Shinmon Aoki, escritor e poeta japonês, autor da obra Coffinman: The Journal of a Buddhist Mortician, que deu origem ao filme A Partida, vencedor do Oscar de melhor filme estrangeiro em 2009, no qual compartilha suas memórias do período em que trabalhou como nõkanshi (uma espécie de agente funenário no Japão) durante a década de 1970, escreveu um artigo sobre a forma como japoneses encaravam a morte.
Segundo ele, hoje, “devido a um modo de pensar que só dá valor à vida e que procura esconder ou negar a morte”, o velório e os costumes que o acompanhavam estão perdendo seu significado. “Isso criou um abismo entre os mortos e os vivos, resultando numa supervalorização de pessoas que vivem vidas individualistas e egocêntricas, sem conexão entre os próprios vivos.”
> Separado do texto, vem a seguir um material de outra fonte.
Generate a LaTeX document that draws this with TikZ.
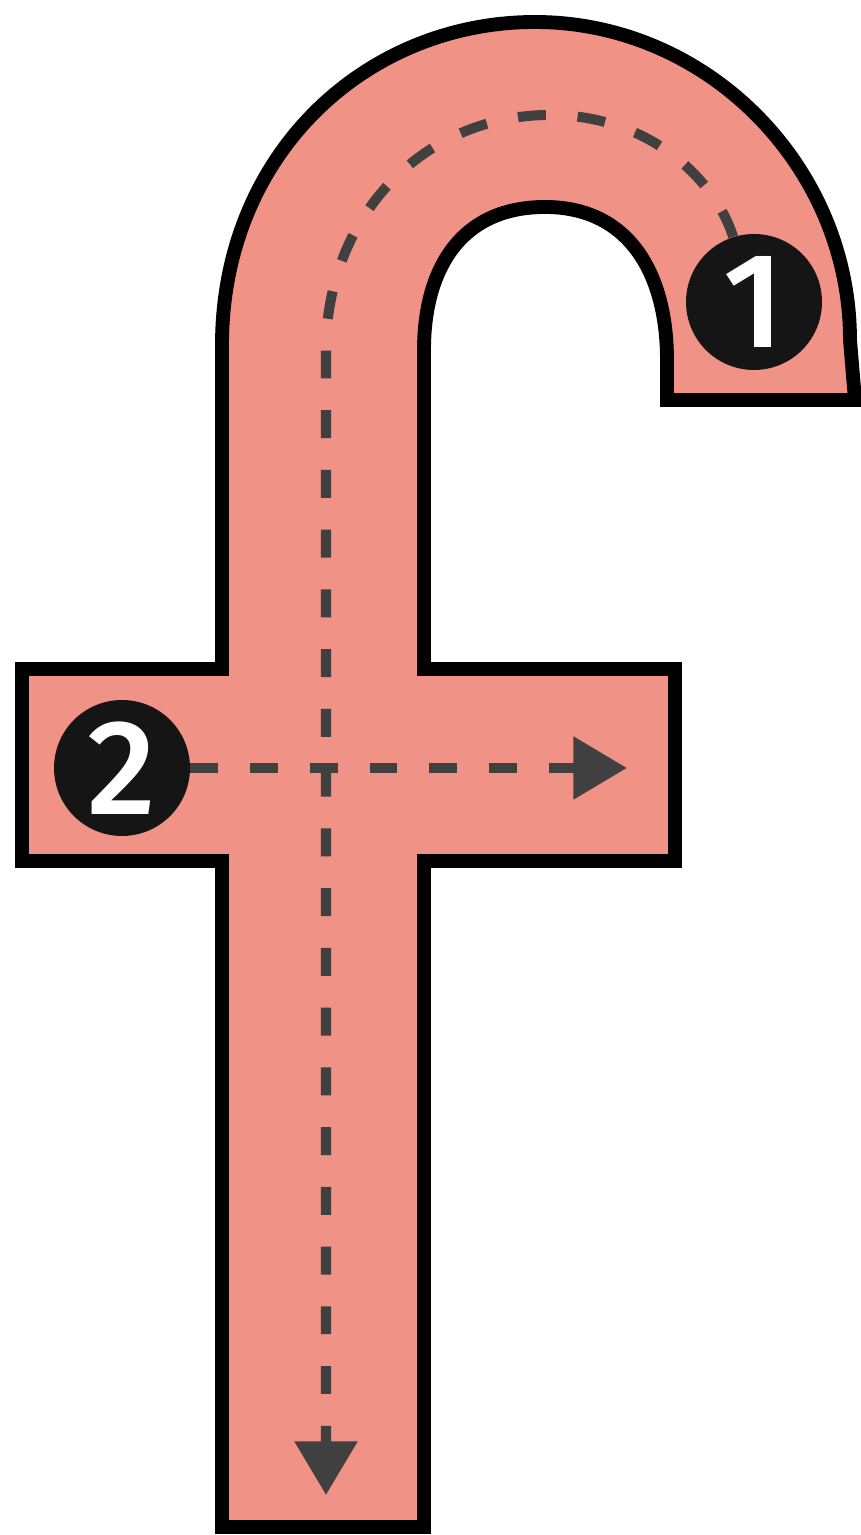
\documentclass[tikz,border=0pt]{standalone}
\usepackage{fontspec}
\usetikzlibrary{arrows.meta}
\definecolor{SalmonFill}{HTML}{F09286}
\definecolor{TrailGray}{HTML}{404040}
\definecolor{BadgeInk}{HTML}{151515}
\newfontfamily\BadgeFamily{Fira Sans Medium}
\newcommand{\BadgeFont}{\BadgeFamily\fontsize{77pt}{77pt}\selectfont}
% keep the digit from growing the badge
\newcommand{\BadgeNum}[1]{\makebox[0pt]{\raisebox{-.5\height}[0pt][0pt]{#1}}}

\begin{document}
\begin{tikzpicture}[x=0.02cm, y=0.02cm,
  badge/.style={circle, fill=BadgeInk, text=white, inner sep=0pt, minimum size=2.72cm, font=\BadgeFont},
  trail/.style={TrailGray, line width=5.7pt, dash pattern=on 15.9pt off 18.1pt,
    -{Triangle[length=30.5pt, width=34.5pt]}}]
  \useasboundingbox (0,0) rectangle (861,1535);
  % letter outline
  \draw[line width=7.9pt, fill=SalmonFill, line join=miter]
    (222,8) -- (424,8) -- (424,674) -- (675,674) -- (675,866) -- (424,866) -- (424,1185)
    .. controls (424,1265) and (460,1328) .. (545,1328)
    .. controls (630,1328) and (667,1260) .. (667,1175) -- (667,1135) -- (855,1135) -- (850,1195)
    .. controls (850,1368) and (708,1513) .. (535,1513)
    .. controls (365,1513) and (222,1380) .. (222,1190)
    -- (222,866) -- (22,866) -- (22,674) -- (222,674) -- cycle;
  % badges
  \node[badge] (one) at (754,1233) {\BadgeNum{1}};
  \node[badge] (two) at (122,767) {\BadgeNum{2}};
  \coordinate (downtip) at (326,40);
  \coordinate (righttip) at (627,767);
  % trails
  \draw[trail] (one) .. controls (715,1355) and (650,1420) .. (550,1420)
    .. controls (420,1420) and (326,1315) .. (326,1185) -- (downtip);
  \draw[trail] (two) -- (righttip);
\end{tikzpicture}
\end{document}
A peça estabelece um mergulho contemplativo sobre o luto, um resgate da essência da cultura oriental e de sua forma particular de encarar a morte.
Talvez por isso, o monólogo Corrente Fria, Corrente Quente, escrito e interpretado por Fernanda Caldas Fuchs, com direção de Franco Caldas Fuchs e realização da Cia Fúcsia, apresentado no Festival de Curitiba, estabeleça um mergulho contemplativo sobre o luto, um resgate da essência da cultura oriental e de sua forma particular de encarar a morte.
A proximidade com o público, sentado ao seu redor e com quem compartilha não apenas momentos, mas sua dor, no melhor sentido da “dor compartilhada é dor de ninguém”, estabelece laços profundos. Enquanto a personagem elabora a perda do pai, participamos do momento como se fôssemos necessários não apenas para a aceitação, mas para fazer com que a travessia da alma de seu pai para o outro mundo seja tranquila, como se fôssemos os barquinhos com velas do Tooronagashi, como se a luz do espaço cênico batesse em nós e refletisse vida no palco.
Talvez, como nunca antes, falar sobre morte tenha sido tanto falar sobre a vida.